High Sensitivity C-Reactive Protein Predicts Recurrence of Atrial Fibrillation

Abstract & Commentary

By John P. DiMarco, MD, PhD, Professor of Medicine, Division of Cardiology, University of Virginia, Charlottesville. Dr. DiMarco is a consultant for Novartis, and does research for Medtronic and Guidant.

Synopsis: These data, indicating that high levels of CRP are associated with an increased risk of recurrence, support the concept that systemic inflammation is important for the pathogenesis of atrial fibrillation.

Source: Malouf JF, et al. High Sensitivity C-Reactive Protein: A Novel Predictor for Recurrence of Atrial Fibrillation After Successful Cardioversion. J Am Coll Cardiol. 2005;46:1284-1287.

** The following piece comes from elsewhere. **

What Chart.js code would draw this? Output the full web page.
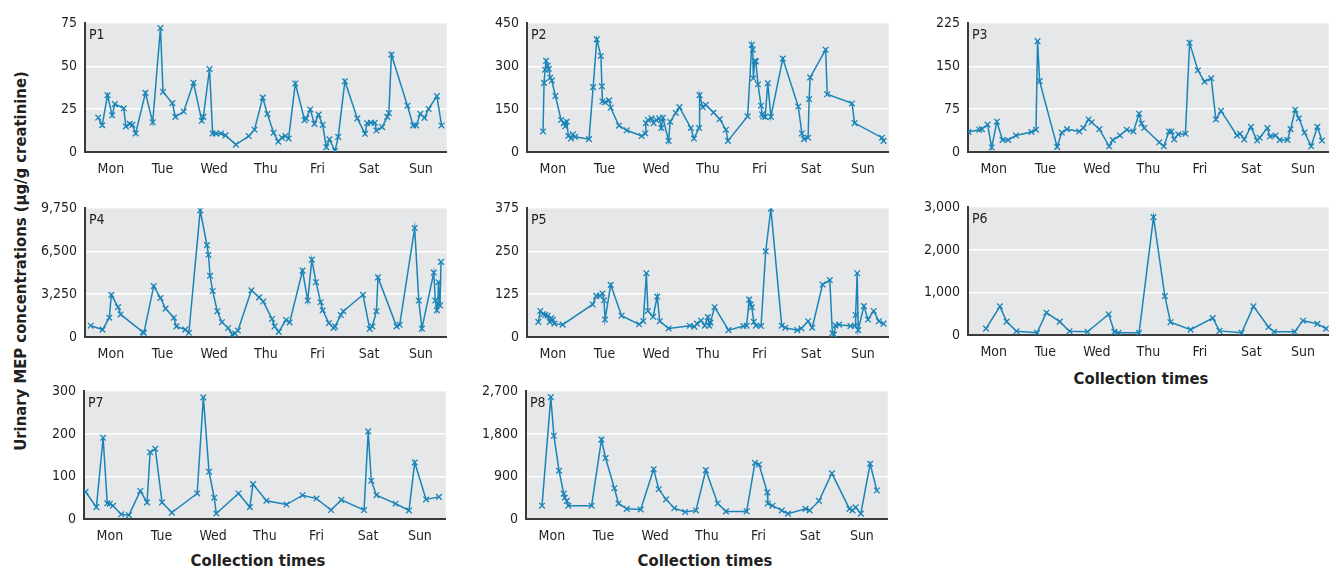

In this paper, Malouf and colleagues from the Mayo Clinic looked at the significance of C-reactive protein (CRP) levels on the recurrence of atrial fibrillation or atrial flutter after a successful cardioversion. In 67 patients referred for cardioversion, high-sensitivity CRP was measured in patients prior to the procedure. Patients with previous cardioversions, recent infections, recent coronary surgery, or an acute coronary syndrome were excluded. CRP values were then included with other variables in a logistic regression model to identify univariate and multivariate predictors for recurrence of arrhythmia within one month after cardioversion. A large number of patient characteristics were included in the model, and stepwise linear regression was used first to identify univariate predictors of recurrence. Variables that were determined to be associated with recurrence in the first step were then included in a multivariate analysis. In the final step, the association of CRP levels was assessed after adjusting for the variables determined to show a relationship in the first and second steps.

Before cardioversion, the estimated duration of the arrhythmia was less than one month in 52% of the patients and more than one month in 48%. Only 2 patients had been in atrial fibrillation for more than one year. At the one month follow-up, 22 patients (33%) had recurrence of atrial fibrillation or atrial flutter. Pre-cardioversion CRP levels were associated with arrhythmia recurrence, even after adjusting for age, gender, and duration of arrhythmia. Other univariate predictors of arrhythmia recurrence included a higher pre-cardioversion mean heart rate, pre-cardioversion use of class 1C antiarrhythmic drugs, or calcium channel blockers. An increase in the frequency of recurrent arrhythmia was also noted among patients discharged on nondihydropyridine channel blockers. A trend towards less arrhythmia recurrence was seen among patients discharged on beta blockers. Interestingly, Malouf and colleagues report that left ventricular ejection fraction, the presence of valvular heart disease, pre-conversion usage of angiotensin receptor blockers, angiotensin converting enzyme inhibitors, amiodarone, sotalol, and digoxin were not predictors of recurrence. Unfortunately, the influence of any post-discharge antiarrhythmic drugs is not clearly reported. On multivariate analysis, pre-cardioversion CRP was the only independent predictor of recurrence, with an odds ratio of 2.19 (95% confidence interval 1.05 to 4.55; P = 0.036). Malouf et al suggest that their data, indicating that high levels of CRP are associated with an increased risk of recurrence, support the concept that systemic inflammation is important for the pathogenesis of atrial fibrillation.

Commentary

This is an interesting report that, although it does not provide definite data, should lead to further studies investigating the role of inflammation in the pathogenesis and maintenance of atrial fibrillation. There has been increasing interest in the role of the atrial endocardium in atrial fibrillation, and inflammation is one of the possible factors that might promote changes which favor atrial fibrillation.

The major limitation in this study is the very large number of variables examined in a relatively small population. Numerous, large studies of antiarrhythmic therapy have shown that sotalol, amiodarone, or other antiarrhythmic drugs are more effective than placebo in preventing recurrences of atrial fibrillation. Malouf et al report that there was not a relationship with amiodarone or sotalol therapy, but it seems likely that most patients were discharged on antiarrhythmics, and the study was not large enough to differentiate between 2 effective agents. The same logic may well pertain to this study's inability to show an effect from angiotensin receptor blockers and angiotensin converting enzyme inhibitors, agents shown to help prevent recurrent atrial fibrillation in other reports. One would anticipate that many of the patients were discharged on these agents and, therefore, one could not see whether these truly had an effect on recurrence.

We must also remember that merely identifying a risk factor for an adverse clinical outcome does not always mean that treatment directed against the risk factor will produce benefit. However, the observations here, and in other studies, seem promising and should lead to the next level of clinical trials.